Sunday, February 28, 2010

Why a Crippling Attack Against US Companies is Very Possible

Sure, some people are doomsayers and we look at them as fringe folks with a grain of truth expanded out to being an entire movement. I'm not being a doomsayer, but a realist, when I say that a concerted web attack on US companies is very possible.

First, in America we believe we are invincible and the smartest, most savvy people on the earth. We are prideful and boastful and believe we deserve every good thing, whether we work for it or not. I know that is a generalization but look around at the people in your neighborhood...I may not be describing YOU but look around you. In the "You serve me" mentality, people think security is someone else's thing, and that others will protect them. In companies, I've seen it where dollars outweigh quality and bad software gets shipped. If they are cutting corners on functionality, do you think they are even doing security on the pieces they create?

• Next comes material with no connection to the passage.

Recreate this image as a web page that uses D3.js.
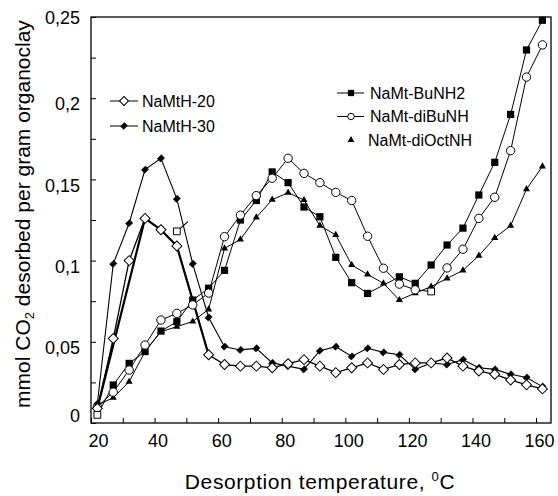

Second, we all know security is not "baked in" yet. It is something people add on top of the functionality that makes them money, if they get time. And right now times are tough financially...do you think companies are going to invest in baking security into the software lifecycle? While cutting jobs or shipping them overseas? While cutting corners and costs?

But the bad guys aren't taking time off to let us retool. What happened to Google and Intel and other companies lately is going to continue. Our image of everyone else in the world being less intelligent than us leads us to both our lack of diligence and to their anger against us. Do IT folks (and comical TV ads) bash Microsoft for just the same reasons of them being the arrogant big guy? Like it or not, people are putting our machines under their silent control and putting things in our hands to use against our own companies, government agencies, etc. Some of these botnets are for spam but it is clear now that no one is immune to flat out attack. A little social engineering and mom & pop machine takeover and you have a virtual army set to strike.

Recent stats say that 3-10% of all corporate PCs are compromised right now with malware that most likely puts them into a botnet. These are the places with good protections in place.

This blog started because I was floored at how many developers in big named companies were building sites with big security flaws. I assumed the little guys weren't doing security the best but to see some big companies not doing it floors me. As "invincible" Americans we learn many lessons the hard way and it is not going to do us, and the country we love, any good to learn this lesson that way.

If you are not learning about web security today, and making sure your sites don't allow for attack on/by them, then you are giving some really bad, money-driven people a foothold, a soldier. Enough footholds and you have an army.

My thinking is that many of the devs won't read this post at all even if presented with it, and if they do read it they will poo-poo it as someone else's concern or some doomsayer's rant. It is the way we are as humans and Americans, and we run a strong risk of falling hard simply by not doing the grunt work today.